** START GIVEN INFORMATION **

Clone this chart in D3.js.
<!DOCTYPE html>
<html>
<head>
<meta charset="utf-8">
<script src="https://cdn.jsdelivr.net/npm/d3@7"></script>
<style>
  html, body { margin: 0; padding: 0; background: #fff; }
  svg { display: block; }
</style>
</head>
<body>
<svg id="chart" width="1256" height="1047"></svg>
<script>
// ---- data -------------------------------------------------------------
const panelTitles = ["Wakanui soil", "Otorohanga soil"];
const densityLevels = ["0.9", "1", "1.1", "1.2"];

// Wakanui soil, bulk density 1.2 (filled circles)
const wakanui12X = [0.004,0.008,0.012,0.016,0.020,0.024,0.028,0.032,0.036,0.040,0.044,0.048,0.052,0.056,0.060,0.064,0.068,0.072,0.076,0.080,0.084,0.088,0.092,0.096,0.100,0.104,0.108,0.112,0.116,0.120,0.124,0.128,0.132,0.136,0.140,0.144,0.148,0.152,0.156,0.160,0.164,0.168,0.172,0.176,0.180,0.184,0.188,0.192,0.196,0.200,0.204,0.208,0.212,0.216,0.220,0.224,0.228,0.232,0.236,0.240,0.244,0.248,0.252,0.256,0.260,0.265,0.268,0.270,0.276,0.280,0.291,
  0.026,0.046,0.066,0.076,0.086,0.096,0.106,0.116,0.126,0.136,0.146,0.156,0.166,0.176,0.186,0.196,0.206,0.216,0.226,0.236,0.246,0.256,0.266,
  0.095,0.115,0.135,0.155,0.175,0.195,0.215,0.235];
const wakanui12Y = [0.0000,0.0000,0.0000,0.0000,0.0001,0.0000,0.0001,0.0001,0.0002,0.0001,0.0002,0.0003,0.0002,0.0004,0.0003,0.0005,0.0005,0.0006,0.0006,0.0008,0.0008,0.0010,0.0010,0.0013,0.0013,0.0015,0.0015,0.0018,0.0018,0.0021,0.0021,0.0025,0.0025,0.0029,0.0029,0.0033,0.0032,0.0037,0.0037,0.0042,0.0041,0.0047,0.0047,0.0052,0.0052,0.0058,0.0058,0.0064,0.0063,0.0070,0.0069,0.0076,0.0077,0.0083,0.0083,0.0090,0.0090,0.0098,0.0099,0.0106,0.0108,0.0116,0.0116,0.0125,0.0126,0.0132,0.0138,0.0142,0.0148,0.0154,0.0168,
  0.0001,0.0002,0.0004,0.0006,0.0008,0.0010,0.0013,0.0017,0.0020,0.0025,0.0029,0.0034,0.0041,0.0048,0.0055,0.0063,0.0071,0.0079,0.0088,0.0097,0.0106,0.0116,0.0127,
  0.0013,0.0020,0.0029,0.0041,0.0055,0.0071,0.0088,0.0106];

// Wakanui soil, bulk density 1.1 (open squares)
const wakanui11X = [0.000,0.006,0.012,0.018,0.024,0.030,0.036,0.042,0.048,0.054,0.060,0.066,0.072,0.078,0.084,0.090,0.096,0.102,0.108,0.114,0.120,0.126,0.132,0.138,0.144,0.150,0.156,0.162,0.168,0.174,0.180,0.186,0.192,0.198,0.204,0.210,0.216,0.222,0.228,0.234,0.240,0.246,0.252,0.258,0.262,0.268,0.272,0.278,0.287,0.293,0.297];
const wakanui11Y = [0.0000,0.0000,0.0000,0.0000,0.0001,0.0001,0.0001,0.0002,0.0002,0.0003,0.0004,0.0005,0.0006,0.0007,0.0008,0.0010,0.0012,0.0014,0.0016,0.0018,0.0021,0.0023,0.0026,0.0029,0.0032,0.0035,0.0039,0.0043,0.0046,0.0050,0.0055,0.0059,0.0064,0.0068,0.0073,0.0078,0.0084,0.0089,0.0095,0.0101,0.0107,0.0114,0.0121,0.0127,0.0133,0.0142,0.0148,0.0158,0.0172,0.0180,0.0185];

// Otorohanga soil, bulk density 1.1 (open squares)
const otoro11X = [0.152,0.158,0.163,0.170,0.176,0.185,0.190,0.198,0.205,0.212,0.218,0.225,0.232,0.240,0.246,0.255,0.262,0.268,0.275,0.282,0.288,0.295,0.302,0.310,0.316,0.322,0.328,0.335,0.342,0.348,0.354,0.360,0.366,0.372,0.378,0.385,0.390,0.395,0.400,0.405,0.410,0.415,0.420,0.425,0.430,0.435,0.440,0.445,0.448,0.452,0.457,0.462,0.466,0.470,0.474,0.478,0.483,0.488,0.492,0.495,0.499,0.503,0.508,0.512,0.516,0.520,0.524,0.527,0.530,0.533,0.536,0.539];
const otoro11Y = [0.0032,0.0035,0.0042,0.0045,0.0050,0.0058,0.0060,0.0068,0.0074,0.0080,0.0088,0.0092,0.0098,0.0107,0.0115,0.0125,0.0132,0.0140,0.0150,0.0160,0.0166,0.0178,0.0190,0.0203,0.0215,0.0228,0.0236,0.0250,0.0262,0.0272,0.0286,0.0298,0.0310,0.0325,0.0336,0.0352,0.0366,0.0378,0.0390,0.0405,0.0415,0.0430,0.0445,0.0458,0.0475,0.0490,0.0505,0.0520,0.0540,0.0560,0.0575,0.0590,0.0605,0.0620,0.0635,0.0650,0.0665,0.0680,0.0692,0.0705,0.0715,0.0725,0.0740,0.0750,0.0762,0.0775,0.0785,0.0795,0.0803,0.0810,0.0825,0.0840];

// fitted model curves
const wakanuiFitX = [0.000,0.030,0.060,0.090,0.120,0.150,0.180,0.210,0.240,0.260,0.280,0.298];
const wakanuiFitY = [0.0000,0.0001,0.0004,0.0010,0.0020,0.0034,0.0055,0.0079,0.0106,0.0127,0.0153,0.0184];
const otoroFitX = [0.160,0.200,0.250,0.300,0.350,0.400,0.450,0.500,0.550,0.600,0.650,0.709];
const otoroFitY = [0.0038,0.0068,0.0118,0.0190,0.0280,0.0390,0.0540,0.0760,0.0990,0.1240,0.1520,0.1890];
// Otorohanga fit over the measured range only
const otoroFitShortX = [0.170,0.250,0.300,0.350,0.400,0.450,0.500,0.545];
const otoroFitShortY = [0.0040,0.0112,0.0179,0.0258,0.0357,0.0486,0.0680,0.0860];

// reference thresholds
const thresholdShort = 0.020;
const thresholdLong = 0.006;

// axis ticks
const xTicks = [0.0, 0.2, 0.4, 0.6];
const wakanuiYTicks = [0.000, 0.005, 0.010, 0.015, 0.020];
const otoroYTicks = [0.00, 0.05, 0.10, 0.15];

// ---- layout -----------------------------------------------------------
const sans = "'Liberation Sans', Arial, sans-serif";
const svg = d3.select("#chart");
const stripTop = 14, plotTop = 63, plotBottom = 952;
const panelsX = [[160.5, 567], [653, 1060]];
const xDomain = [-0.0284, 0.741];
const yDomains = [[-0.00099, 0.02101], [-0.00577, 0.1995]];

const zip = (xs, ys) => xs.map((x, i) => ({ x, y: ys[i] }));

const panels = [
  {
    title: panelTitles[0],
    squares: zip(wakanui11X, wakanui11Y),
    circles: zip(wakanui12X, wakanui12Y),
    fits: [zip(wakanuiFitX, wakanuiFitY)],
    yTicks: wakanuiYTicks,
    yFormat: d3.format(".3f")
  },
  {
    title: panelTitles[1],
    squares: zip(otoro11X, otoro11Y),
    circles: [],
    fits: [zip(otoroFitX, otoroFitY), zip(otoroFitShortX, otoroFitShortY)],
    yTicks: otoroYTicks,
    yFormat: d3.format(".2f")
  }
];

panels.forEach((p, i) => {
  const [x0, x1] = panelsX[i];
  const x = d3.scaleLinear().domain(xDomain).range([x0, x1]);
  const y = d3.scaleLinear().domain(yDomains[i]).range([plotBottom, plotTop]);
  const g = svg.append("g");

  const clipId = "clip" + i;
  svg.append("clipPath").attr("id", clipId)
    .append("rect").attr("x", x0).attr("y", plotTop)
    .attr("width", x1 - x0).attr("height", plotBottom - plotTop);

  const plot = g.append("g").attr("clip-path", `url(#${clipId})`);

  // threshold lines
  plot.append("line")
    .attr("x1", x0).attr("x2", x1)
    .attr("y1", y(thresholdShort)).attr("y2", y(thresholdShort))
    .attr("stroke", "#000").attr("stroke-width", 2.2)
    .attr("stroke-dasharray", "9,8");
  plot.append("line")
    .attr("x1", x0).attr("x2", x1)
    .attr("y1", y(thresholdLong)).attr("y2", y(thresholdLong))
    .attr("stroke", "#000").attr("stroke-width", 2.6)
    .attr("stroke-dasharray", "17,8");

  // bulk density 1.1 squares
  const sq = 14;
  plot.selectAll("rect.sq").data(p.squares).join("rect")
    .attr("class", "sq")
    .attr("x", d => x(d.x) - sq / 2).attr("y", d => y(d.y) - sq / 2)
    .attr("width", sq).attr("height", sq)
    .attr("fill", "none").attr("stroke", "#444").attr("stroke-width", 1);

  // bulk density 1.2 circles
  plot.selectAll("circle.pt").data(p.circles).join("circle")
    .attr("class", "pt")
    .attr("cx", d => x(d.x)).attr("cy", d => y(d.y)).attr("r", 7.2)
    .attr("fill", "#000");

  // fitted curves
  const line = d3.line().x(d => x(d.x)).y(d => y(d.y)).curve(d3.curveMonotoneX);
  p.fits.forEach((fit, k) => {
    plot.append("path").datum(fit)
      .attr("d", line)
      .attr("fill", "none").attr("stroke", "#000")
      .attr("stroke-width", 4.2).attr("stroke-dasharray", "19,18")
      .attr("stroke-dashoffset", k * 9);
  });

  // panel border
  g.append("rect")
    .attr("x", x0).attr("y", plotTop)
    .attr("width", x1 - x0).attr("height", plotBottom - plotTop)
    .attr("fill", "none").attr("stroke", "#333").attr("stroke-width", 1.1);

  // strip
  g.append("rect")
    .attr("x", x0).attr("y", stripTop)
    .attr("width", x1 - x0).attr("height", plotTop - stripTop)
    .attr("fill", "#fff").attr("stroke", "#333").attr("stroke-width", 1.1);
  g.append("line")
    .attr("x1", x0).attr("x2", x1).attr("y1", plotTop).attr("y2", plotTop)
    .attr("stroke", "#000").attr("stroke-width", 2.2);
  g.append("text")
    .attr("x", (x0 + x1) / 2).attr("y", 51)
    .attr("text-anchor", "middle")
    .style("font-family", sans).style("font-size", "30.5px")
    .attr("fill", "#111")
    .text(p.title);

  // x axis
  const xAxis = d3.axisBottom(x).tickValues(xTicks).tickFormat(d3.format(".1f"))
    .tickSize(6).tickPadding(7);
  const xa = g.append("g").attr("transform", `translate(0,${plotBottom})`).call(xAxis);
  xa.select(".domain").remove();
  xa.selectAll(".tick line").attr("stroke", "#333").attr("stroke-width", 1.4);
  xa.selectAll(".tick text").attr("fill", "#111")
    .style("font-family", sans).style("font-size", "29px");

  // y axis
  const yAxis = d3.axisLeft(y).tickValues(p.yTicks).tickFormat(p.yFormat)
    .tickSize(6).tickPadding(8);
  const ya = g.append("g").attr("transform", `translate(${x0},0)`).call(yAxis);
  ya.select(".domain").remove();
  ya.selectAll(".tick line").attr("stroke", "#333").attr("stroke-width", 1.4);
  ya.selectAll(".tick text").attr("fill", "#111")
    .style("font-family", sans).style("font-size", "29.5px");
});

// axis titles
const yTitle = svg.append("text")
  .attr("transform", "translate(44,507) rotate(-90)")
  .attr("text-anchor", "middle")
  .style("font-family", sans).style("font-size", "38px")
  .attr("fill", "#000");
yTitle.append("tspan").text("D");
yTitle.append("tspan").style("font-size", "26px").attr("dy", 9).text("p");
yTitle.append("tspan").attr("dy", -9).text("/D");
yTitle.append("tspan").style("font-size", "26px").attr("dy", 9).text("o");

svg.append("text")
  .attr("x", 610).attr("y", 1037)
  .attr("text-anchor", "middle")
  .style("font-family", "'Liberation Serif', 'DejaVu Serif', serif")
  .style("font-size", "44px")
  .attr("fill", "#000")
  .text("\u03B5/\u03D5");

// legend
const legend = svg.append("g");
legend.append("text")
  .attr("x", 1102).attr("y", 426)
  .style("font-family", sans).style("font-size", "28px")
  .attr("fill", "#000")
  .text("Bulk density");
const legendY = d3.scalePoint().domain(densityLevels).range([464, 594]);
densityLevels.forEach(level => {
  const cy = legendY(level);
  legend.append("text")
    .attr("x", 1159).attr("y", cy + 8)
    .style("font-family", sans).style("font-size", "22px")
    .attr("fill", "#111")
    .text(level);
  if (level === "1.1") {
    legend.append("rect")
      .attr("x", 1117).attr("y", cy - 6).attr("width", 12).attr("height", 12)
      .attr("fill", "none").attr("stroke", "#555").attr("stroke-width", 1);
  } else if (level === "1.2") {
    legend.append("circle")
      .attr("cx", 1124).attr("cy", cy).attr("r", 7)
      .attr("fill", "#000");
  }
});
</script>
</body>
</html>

** END GIVEN INFORMATION **

• EXERCISE GOAL:
Show the lines of the material that contain the word "chart".

• ANSWER TO THIS EXERCISE:
Clone this chart in D3.js.
<svg id="chart" width="1256" height="1047"></svg>
const svg = d3.select("#chart");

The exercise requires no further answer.